Objective
Repeat every line of the data exactly, but not the pictures.
########################################
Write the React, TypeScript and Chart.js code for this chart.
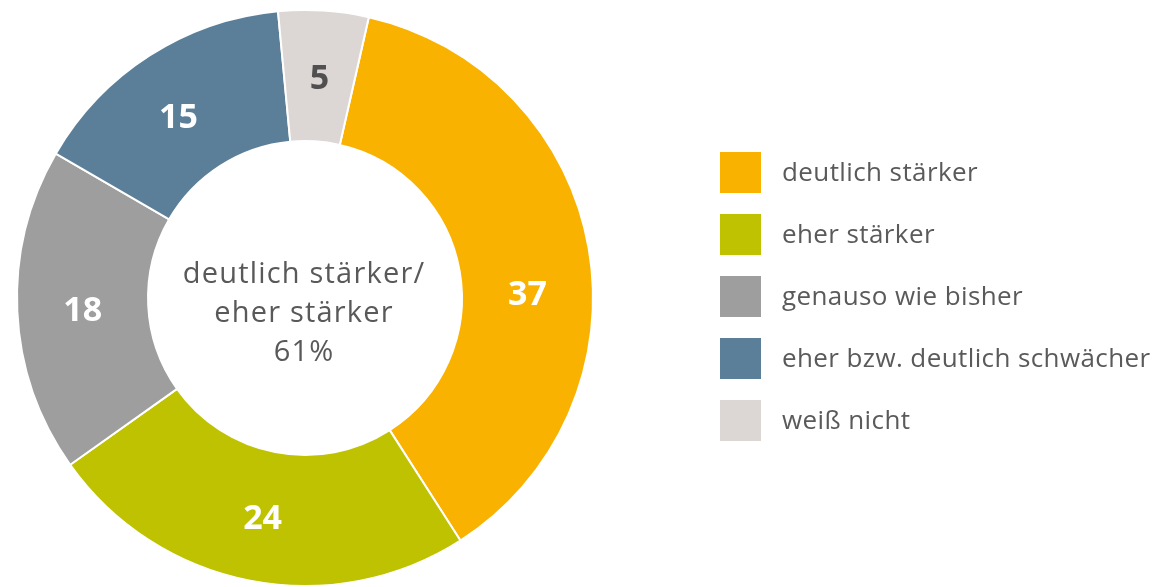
import React, { useEffect, useRef } from "react";
import { Chart, registerables } from "chart.js";

Chart.register(...registerables);

const categories = [
  "deutlich stärker",
  "eher stärker",
  "genauso wie bisher",
  "eher bzw. deutlich schwächer",
  "weiß nicht",
];
const values = [37, 24, 18, 15, 5];
const colors = ["#F9B200", "#BFC200", "#9D9E9D", "#5B7F99", "#DCD7D5"];
const labelColors = ["#FFFFFF", "#FFFFFF", "#FFFFFF", "#FFFFFF", "#505050"];
const centerLines = ["deutlich stärker/", "eher stärker", "61%"];

const FONT = "'Open Sans', 'Noto Sans', sans-serif";

const labelPlugin = {
  id: "customLabels",
  afterDatasetsDraw(chart: any) {
    const ctx = chart.ctx;
    const meta = chart.getDatasetMeta(0);
    ctx.save();
    ctx.textAlign = "center";
    ctx.textBaseline = "middle";
    ctx.font = `bold 34px ${FONT}`;
    meta.data.forEach((arc: any, i: number) => {
      const p = arc.getProps(["x", "y", "startAngle", "endAngle", "innerRadius", "outerRadius"], true);
      let mid = (p.startAngle + p.endAngle) / 2;
      if (i === 0) mid += (8.5 * Math.PI) / 180;
      if (i === 3) mid -= (2 * Math.PI) / 180;
      const r = (p.innerRadius + p.outerRadius) / 2;
      ctx.fillStyle = labelColors[i];
      ctx.fillText(String(chart.data.datasets[0].data[i]), p.x + Math.cos(mid) * r, p.y + Math.sin(mid) * r + 3);
    });
    // center text
    const a = meta.data[0];
    ctx.fillStyle = "#595959";
    ctx.font = `29px ${FONT}`;
    (ctx as any).letterSpacing = "1.2px";
    const cx = a.x;
    const cy = a.y;
    centerLines.forEach((t, i) => {
      ctx.fillText(t, cx - 1, cy - 23 + i * 39);
    });
    // legend
    const lx = 720;
    const ly = 152;
    const step = 62;
    const size = 41;
    ctx.textAlign = "left";
    ctx.font = `26px ${FONT}`;
    (ctx as any).letterSpacing = "0.4px";
    categories.forEach((c, i) => {
      ctx.fillStyle = colors[i];
      ctx.fillRect(lx, ly + i * step, size, size);
      ctx.fillStyle = "#5A5A5A";
      ctx.fillText(c, 782, ly + i * step + size / 2 + 1);
    });
    ctx.restore();
  },
};

export default function App() {
  const ref = useRef<HTMLCanvasElement>(null);
  useEffect(() => {
    document.body.style.margin = "0";
    const chart = new Chart(ref.current!, {
      type: "doughnut",
      data: {
        labels: categories,
        datasets: [
          {
            data: values,
            backgroundColor: colors,
            borderColor: "#FFFFFF",
            borderWidth: 2,
          },
        ],
      },
      options: {
        responsive: false,
        animation: false,
        rotation: 12.8,
        cutout: "54.5%",
        layout: { padding: { left: 16, top: 9, right: 559, bottom: 0 } },
        plugins: {
          legend: { display: false },
          tooltip: { enabled: false },
        },
      },
      plugins: [labelPlugin],
    });
    return () => chart.destroy();
  }, []);
  return (
    <div style={{ position: "absolute", left: 0, top: 0, width: 1153, height: 587, overflow: "hidden", background: "#fff" }}>
      <canvas ref={ref} width={1153} height={587} style={{ width: 1153, height: 587, display: "block" }} />
    </div>
  );
}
########################################
Full response
Write the React, TypeScript and Chart.js code for this chart.
import React, { useEffect, useRef } from "react";
import { Chart, registerables } from "chart.js";

Chart.register(...registerables);

const categories = [
  "deutlich stärker",
  "eher stärker",
  "genauso wie bisher",
  "eher bzw. deutlich schwächer",
  "weiß nicht",
];
const values = [37, 24, 18, 15, 5];
const colors = ["#F9B200", "#BFC200", "#9D9E9D", "#5B7F99", "#DCD7D5"];
const labelColors = ["#FFFFFF", "#FFFFFF", "#FFFFFF", "#FFFFFF", "#505050"];
const centerLines = ["deutlich stärker/", "eher stärker", "61%"];

const FONT = "'Open Sans', 'Noto Sans', sans-serif";

const labelPlugin = {
  id: "customLabels",
  afterDatasetsDraw(chart: any) {
    const ctx = chart.ctx;
    const meta = chart.getDatasetMeta(0);
    ctx.save();
    ctx.textAlign = "center";
    ctx.textBaseline = "middle";
    ctx.font = `bold 34px ${FONT}`;
    meta.data.forEach((arc: any, i: number) => {
      const p = arc.getProps(["x", "y", "startAngle", "endAngle", "innerRadius", "outerRadius"], true);
      let mid = (p.startAngle + p.endAngle) / 2;
      if (i === 0) mid += (8.5 * Math.PI) / 180;
      if (i === 3) mid -= (2 * Math.PI) / 180;
      const r = (p.innerRadius + p.outerRadius) / 2;
      ctx.fillStyle = labelColors[i];
      ctx.fillText(String(chart.data.datasets[0].data[i]), p.x + Math.cos(mid) * r, p.y + Math.sin(mid) * r + 3);
    });
    // center text
    const a = meta.data[0];
    ctx.fillStyle = "#595959";
    ctx.font = `29px ${FONT}`;
    (ctx as any).letterSpacing = "1.2px";
    const cx = a.x;
    const cy = a.y;
    centerLines.forEach((t, i) => {
      ctx.fillText(t, cx - 1, cy - 23 + i * 39);
    });
    // legend
    const lx = 720;
    const ly = 152;
    const step = 62;
    const size = 41;
    ctx.textAlign = "left";
    ctx.font = `26px ${FONT}`;
    (ctx as any).letterSpacing = "0.4px";
    categories.forEach((c, i) => {
      ctx.fillStyle = colors[i];
      ctx.fillRect(lx, ly + i * step, size, size);
      ctx.fillStyle = "#5A5A5A";
      ctx.fillText(c, 782, ly + i * step + size / 2 + 1);
    });
    ctx.restore();
  },
};

export default function App() {
  const ref = useRef<HTMLCanvasElement>(null);
  useEffect(() => {
    document.body.style.margin = "0";
    const chart = new Chart(ref.current!, {
      type: "doughnut",
      data: {
        labels: categories,
        datasets: [
          {
            data: values,
            backgroundColor: colors,
            borderColor: "#FFFFFF",
            borderWidth: 2,
          },
        ],
      },
      options: {
        responsive: false,
        animation: false,
        rotation: 12.8,
        cutout: "54.5%",
        layout: { padding: { left: 16, top: 9, right: 559, bottom: 0 } },
        plugins: {
          legend: { display: false },
          tooltip: { enabled: false },
        },
      },
      plugins: [labelPlugin],
    });
    return () => chart.destroy();
  }, []);
  return (
    <div style={{ position: "absolute", left: 0, top: 0, width: 1153, height: 587, overflow: "hidden", background: "#fff" }}>
      <canvas ref={ref} width={1153} height={587} style={{ width: 1153, height: 587, display: "block" }} />
    </div>
  );
}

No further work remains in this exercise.